In my opinion, the legislative history of the above referenced statutes strongly suggests that DYS alone has discretion to place a youth committed to its custody into post-assessment secure detention, subject to the constitutional restrictions discussed below. DYS was established by Act 1261 of 1995, which is currently codified in title 9, chapter 28, subchapter 200 of the Code. As discussed above, this legislation created DYS as a single entity with ultimate control over the juveniles committed to its custody. Significantly, the above referenced statutes suggesting that the court has discretion to dictate placement in a youth services facility are contained in a different chapter of the Code. The provisions affording the court this discretion trace to section 29 of the Arkansas Juvenile Code, Act 273 of 1989, which provides:
Dispositions, alternatives for delinquency cases.
If a juvenile is found to be delinquent, the court may enter an order making any of the following dispositions:
* * *
(3) Commit the juvenile to a youth services center operated by the Youth Services Board.
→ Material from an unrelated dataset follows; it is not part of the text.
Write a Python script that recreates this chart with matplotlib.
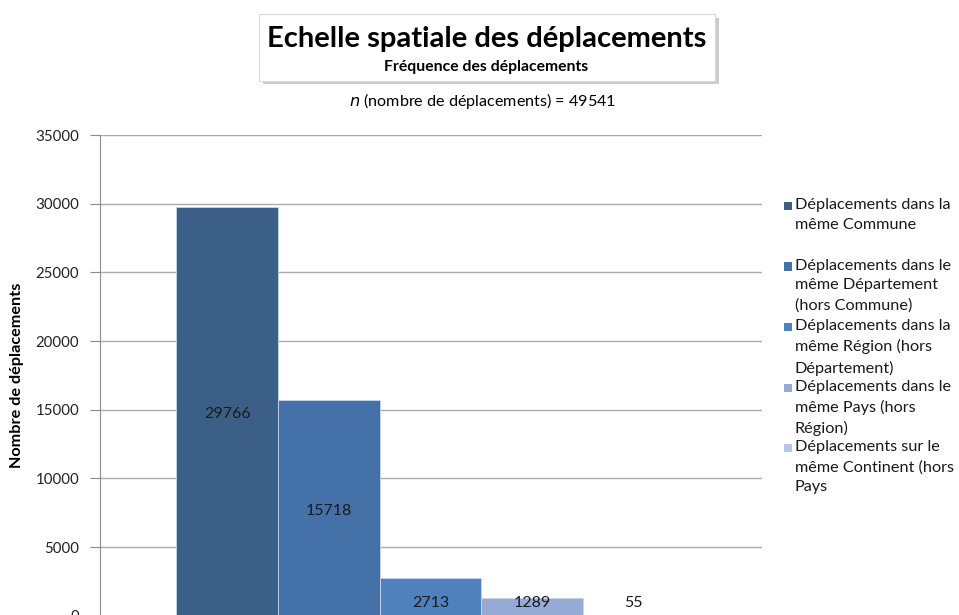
import matplotlib
matplotlib.use("Agg")
import matplotlib.pyplot as plt
from matplotlib.patches import Rectangle

plt.rcParams['font.family'] = ['Lato', 'DejaVu Sans']

# data
categories = [
    "Déplacements dans la\nmême Commune",
    "Déplacements dans le\nmême Département\n(hors Commune)",
    "Déplacements dans la\nmême Région (hors\nDépartement)",
    "Déplacements dans le\nmême Pays (hors\nRégion)",
    "Déplacements sur le\nmême Continent (hors\nPays",
]
values = [29766, 15718, 2713, 1289, 55]
colors = ["#3B5F87", "#4472A8", "#4F81BD", "#95AAD4", "#B9C6E3"]
yticks = [0, 5000, 10000, 15000, 20000, 25000, 30000, 35000]
total = 49541

W, H = 959, 615
fig = plt.figure(figsize=(W / 100, H / 100), dpi=100)

def fx(px):
    return px / W

def fy(py):
    return 1 - py / H

ax = fig.add_axes([fx(100), fy(615.7), fx(762) - fx(100), fy(135) - fy(615.7)])

xs = list(range(len(values)))
ax.bar(xs, values, width=1.0, align='edge', color=colors,
       edgecolor="#C9D5E6", linewidth=0.6, zorder=2)

for x, v in zip(xs, values):
    ly = v / 2 if v > 5000 else 1150
    ax.text(x + 0.5, ly - 200, str(v), ha='center', va='center',
            fontsize=11.5, color="#1a1a1a", zorder=3)

ax.set_xlim(-0.75, 5.76)
ax.set_ylim(0, 35000)
ax.set_yticks(yticks)
ax.set_yticklabels([str(t) for t in yticks], fontsize=10.8, color="#222222")
ax.set_xticks([])
ax.yaxis.grid(True, color="#ABABAB", linewidth=1.0, zorder=0)
ax.set_axisbelow(True)
for s in ['top', 'right', 'bottom']:
    ax.spines[s].set_visible(False)
ax.spines['left'].set_color("#8C8C8C")
ax.tick_params(axis='y', length=7, color="#8C8C8C", pad=8)

ax.set_ylabel("Nombre de déplacements", fontsize=11.7, fontweight='bold', labelpad=8)

# title box with shadow
fig.patches.append(Rectangle((fx(263), fy(84)), fx(715) - fx(259), fy(18) - fy(84),
                             transform=fig.transFigure, facecolor="#B5B5B5",
                             edgecolor='none', alpha=0.7, zorder=0))
fig.patches.append(Rectangle((fx(259), fy(81)), fx(715) - fx(259), fy(14) - fy(81),
                             transform=fig.transFigure, facecolor="white",
                             edgecolor="#D9D9D9", linewidth=0.8, zorder=1))
fig.text(fx(487), fy(38.5), "Echelle spatiale des déplacements", ha='center', va='center',
         fontsize=21, fontweight='bold', color="black", zorder=2)
fig.text(fx(486), fy(67), "Fréquence des déplacements", ha='center', va='center',
         fontsize=11.3, fontweight='bold', color="black", zorder=2)
fig.text(fx(482), fy(101), r"$\it{n}$ (nombre de déplacements) = " + str(total),
         ha='center', va='center', fontsize=11.6, color="black")

# legend
for i, (lab, c) in enumerate(zip(categories, colors)):
    ytop = 202 + 60.5 * i
    fig.patches.append(Rectangle((fx(784), fy(ytop + 8)), fx(8), fx(8) * W / H,
                                 transform=fig.transFigure, facecolor=c, edgecolor='none'))
    fig.text(fx(795), fy(ytop - 4), lab, ha='left', va='top', fontsize=11.7,
             color="#1a1a1a", linespacing=1.53)

fig.savefig("out.png", dpi=100)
Upon the adoption of Act 1261 of 1995, the Youth Services Board ceased to exist. In acknowledgment of this fact, the legislature in 1995 simply excised references to the Youth Services Board in the statutes granting the court the power to commit juveniles to youth services facilities in chapter 27 of title 9 of the Code. Doing so was obviously problematic in that it overlooked the fact that Act 1261 had transferred this power of commitment from the court to DYS. In my opinion, this legislative action constitutes an inadvertent oversight. Subchapter 200 of chapter 28 of title 9 of the Code reflects a clear legislative intention to locate juvenile placement authority exclusively in DYS, and I believe any contrary suggestions in a subchapter drafted prior to DYS' creation were superseded by implication and should be ignored. Needless to say, legislative clarification appears warranted.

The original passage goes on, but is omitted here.